Il faut donc attendre la fin du XIXe siècle pour voir apparaître les premières lois interdisant le mouillage ainsi que le vinage (ajout d’alcool). La concurrence étant devenue telle, au sein de la profession, entre les jeunes vignes productives et les vins frauduleux. En 1899, le vin est légalement et simplement défini comme "la fermentation du raisin frais". On imagine bien que dans ce contexte-là, l’approche du métier d’œnologue demeure assez réduite. « Les œnologues étaient avant tout là pour analyser les vins, non pour les améliorer », explique Olivier Jacquet.

Avancée majeure : la loi du 29 juin 1907, qui protège officiellement le vin naturel contre les vins trafiqués. La déclaration de récolte est, elle aussi, instaurée. La même année, un décret instaure le service de la répression des fraudes et institue le métier d’œnologue. Autre mesure mise en place, celle du degré juste d’alcool. À partir de 1932, la méthode officielle de mesure ne se base plus que sur la distillation et la densitométrie. La consommation devient ainsi de plus en plus raisonnée et encadrée. Le décret du 19 août 1921 exige que les vins soient mis en vente, dans les commerces de détail, avec l’indication de leur degré alcoolique (mais ne concerne pas encore les appellations d’origine). Plus connu donc, le décret de 1935, portant exclusivement sur les AOC, rendant obligatoire la mention du degré d’alcool pour toutes les appellations. Degré qui va ensuite progressivement augmenter.

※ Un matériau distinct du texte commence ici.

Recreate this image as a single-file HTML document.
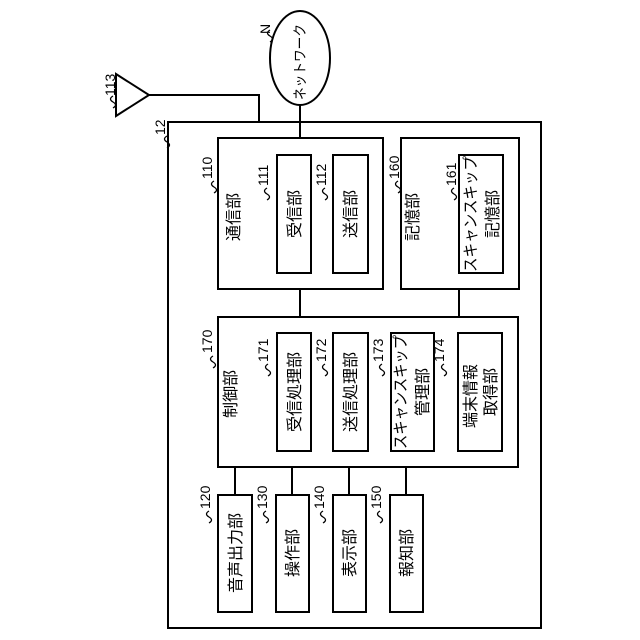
<!DOCTYPE html>
<html><head><meta charset="utf-8"><style>html,body{margin:0;padding:0;background:#fff}svg{display:block}</style></head><body>
<svg width="640" height="640" viewBox="0 0 640 640" xmlns="http://www.w3.org/2000/svg" font-family="'Liberation Sans','Noto Sans CJK JP',sans-serif" fill="none" stroke="#000" stroke-width="2">
<rect x="168" y="122" width="373" height="506"/>
<ellipse cx="300" cy="58" rx="30" ry="47"/>
<line x1="300" y1="105" x2="300" y2="138"/>
<polygon points="116,74 116,116 149,95"/>
<polyline points="149,95 259,95 259,122"/>
<rect x="218" y="138" width="165" height="151"/>
<rect x="277" y="155" width="34" height="118"/>
<rect x="333" y="155" width="35" height="118"/>
<rect x="401" y="138" width="118" height="151"/>
<rect x="459" y="155" width="44" height="118"/>
<line x1="300" y1="289" x2="300" y2="317"/>
<line x1="459" y1="289" x2="459" y2="317"/>
<rect x="218" y="317" width="300" height="150"/>
<rect x="277" y="333" width="34" height="118"/>
<rect x="333" y="333" width="35" height="118"/>
<rect x="391" y="333" width="43" height="118"/>
<rect x="458" y="333" width="44" height="118"/>
<line x1="235" y1="467" x2="235" y2="495"/>
<line x1="292" y1="467" x2="292" y2="495"/>
<line x1="349" y1="467" x2="349" y2="495"/>
<line x1="406" y1="467" x2="406" y2="495"/>
<rect x="218" y="495" width="34" height="117"/>
<rect x="276" y="495" width="33" height="117"/>
<rect x="333" y="495" width="33" height="117"/>
<rect x="390" y="495" width="33" height="117"/>

<g stroke-width="1.3">
<path d="M270,30 q-5,3 0,6 q5,3 0,6"/>
<path d="M113,96 q-5,3 0,6 q5,3 0,6"/>
<path d="M167,136 q-5,3 0,6 q5,3 0,6"/>
<path d="M214,181 q-5,3 0,6 q5,3 0,6"/>
<path d="M267,188 q-5,3 0,6 q5,3 0,6"/>
<path d="M325,188 q-5,3 0,6 q5,3 0,6"/>
<path d="M398,181 q-5,3 0,6 q5,3 0,6"/>
<path d="M454,188 q-5,3 0,6 q5,3 0,6"/>
<path d="M213,356 q-5,3 0,6 q5,3 0,6"/>
<path d="M268,364 q-5,3 0,6 q5,3 0,6"/>
<path d="M325,364 q-5,3 0,6 q5,3 0,6"/>
<path d="M382,364 q-5,3 0,6 q5,3 0,6"/>
<path d="M444,364 q-5,3 0,6 q5,3 0,6"/>
<path d="M209,511 q-5,3 0,6 q5,3 0,6"/>
<path d="M266,511 q-5,3 0,6 q5,3 0,6"/>
<path d="M323,511 q-5,3 0,6 q5,3 0,6"/>
<path d="M380,511 q-5,3 0,6 q5,3 0,6"/>
</g>

<g fill="#000" stroke="none" font-size="14">
<text transform="translate(270,34) rotate(-90)">N</text>
<text transform="translate(115,96) rotate(-90)">113</text>
<text transform="translate(165,135) rotate(-90)">12</text>
<text transform="translate(212,179) rotate(-90)">110</text>
<text transform="translate(268,186) rotate(-90)">111</text>
<text transform="translate(326,186) rotate(-90)">112</text>
<text transform="translate(399,179) rotate(-90)">160</text>
<text transform="translate(456,186) rotate(-90)">161</text>
<text transform="translate(212,353) rotate(-90)">170</text>
<text transform="translate(268,362) rotate(-90)">171</text>
<text transform="translate(326,362) rotate(-90)">172</text>
<text transform="translate(383,362) rotate(-90)">173</text>
<text transform="translate(444,362) rotate(-90)">174</text>
<text transform="translate(210,509) rotate(-90)">120</text>
<text transform="translate(267,509) rotate(-90)">130</text>
<text transform="translate(324,509) rotate(-90)">140</text>
<text transform="translate(381,509) rotate(-90)">150</text>
</g>

<g fill="#000" stroke="none" font-size="16" text-anchor="middle">
<text font-size="14" transform="translate(305,62) rotate(-90)" textLength="76" lengthAdjust="spacingAndGlyphs">ネットワーク</text>
<text transform="translate(239,217) rotate(-90)">通信部</text>
<text transform="translate(300,214) rotate(-90)">受信部</text>
<text transform="translate(356,214) rotate(-90)">送信部</text>
<text transform="translate(418,217) rotate(-90)">記憶部</text>
<text transform="translate(476,214) rotate(-90)" textLength="116" lengthAdjust="spacingAndGlyphs">スキャンスキップ</text>
<text transform="translate(498,214) rotate(-90)">記憶部</text>
<text transform="translate(236,394) rotate(-90)">制御部</text>
<text transform="translate(300,392) rotate(-90)">受信処理部</text>
<text transform="translate(356,392) rotate(-90)">送信処理部</text>
<text transform="translate(406,392) rotate(-90)" textLength="114" lengthAdjust="spacingAndGlyphs">スキャンスキップ</text>
<text transform="translate(428,392) rotate(-90)">管理部</text>
<text transform="translate(476,396) rotate(-90)">端末情報</text>
<text transform="translate(496,392) rotate(-90)">取得部</text>
<text transform="translate(241,553) rotate(-90)">音声出力部</text>
<text transform="translate(298,553) rotate(-90)">操作部</text>
<text transform="translate(355,553) rotate(-90)">表示部</text>
<text transform="translate(412,553) rotate(-90)">報知部</text>
</g>
</svg>
</body></html>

Le vin : une "boisson alimentaire"

Dans les années 1950, le vin constitue une "boisson alimentaire". En général consommé plusieurs fois par jour, il est véritablement décrit comme un aliment. À cette époque, certaines publicités inscrivent même une "valeur alimentaire" (ou valeur énergétique comme nous dirions aujourd’hui) équivalente. Par exemple, on peut lire une correspondance avec 900 grammes de lait ou 370 grammes de pain, pour un litre de vin de 10°. En parallèle, le commerce des eaux minérales, provenant des stations thermales, se développe. L’eau en tant que boisson se confronte au vin. La relation entre les deux liquides est alors concurrentielle ; « une ambiguïté s’installe », affirme Olivier Jacquet. Pourtant, certains acteurs de la filière vin montrent que l’eau minérale peut très bien être couplée à la consommation de vin. Exemple frappant : l’intégration de plus en plus fréquente d’encarts publicitaires autour de l’eau au sein de la revue du sommelier. Néanmoins, les recommandations restent très ciblées. Comme le prouvent celles faites par le Comité de propagande des vins de France à la fin de cette période : « Pas de vin, mais de l’eau avec la salade, les vinaigrettes, les oranges […] N’abîmez pas votre palais en goûtant au début du repas certaines boissons fortes ». On voit ensuite apparaître, lors des dégustations officielles, un verre d’eau placé à côté du vin. Finalement, petit à petit, on arrive à un point où sont communiquées autant de recommandations pour l’eau que pour le vin.

Vers une « réhydratation du vin » ?

Aujourd’hui, à l’heure où la grande majorité des consommateurs ne mouillent plus leur vin, certains négociants tels que Michel Chapoutier (dans la vallée du Rhône), proposent une « réhydratation du vin ». Afin de pallier les conséquences du changement climatique. L’objectif étant ainsi de diminuer les degrés d’alcool et fournir un équilibre plus digeste. Enfin, on n’oublie pas la fameuse tendance du rosé piscine, dont la consommation (et les photos postées sur les réseaux sociaux) explose en période estivale. Et pour ceux qui n’ont jamais été tentés par l’alcool et ne le seront jamais, rassurez-vous car, « si les méchants, au dire du proverbe, sont buveurs d’eau, les buveurs d’eau ne sont pas tous méchants », écrivait Camille Rodier en 1937, dans son ouvrage Le vin de Bourgogne.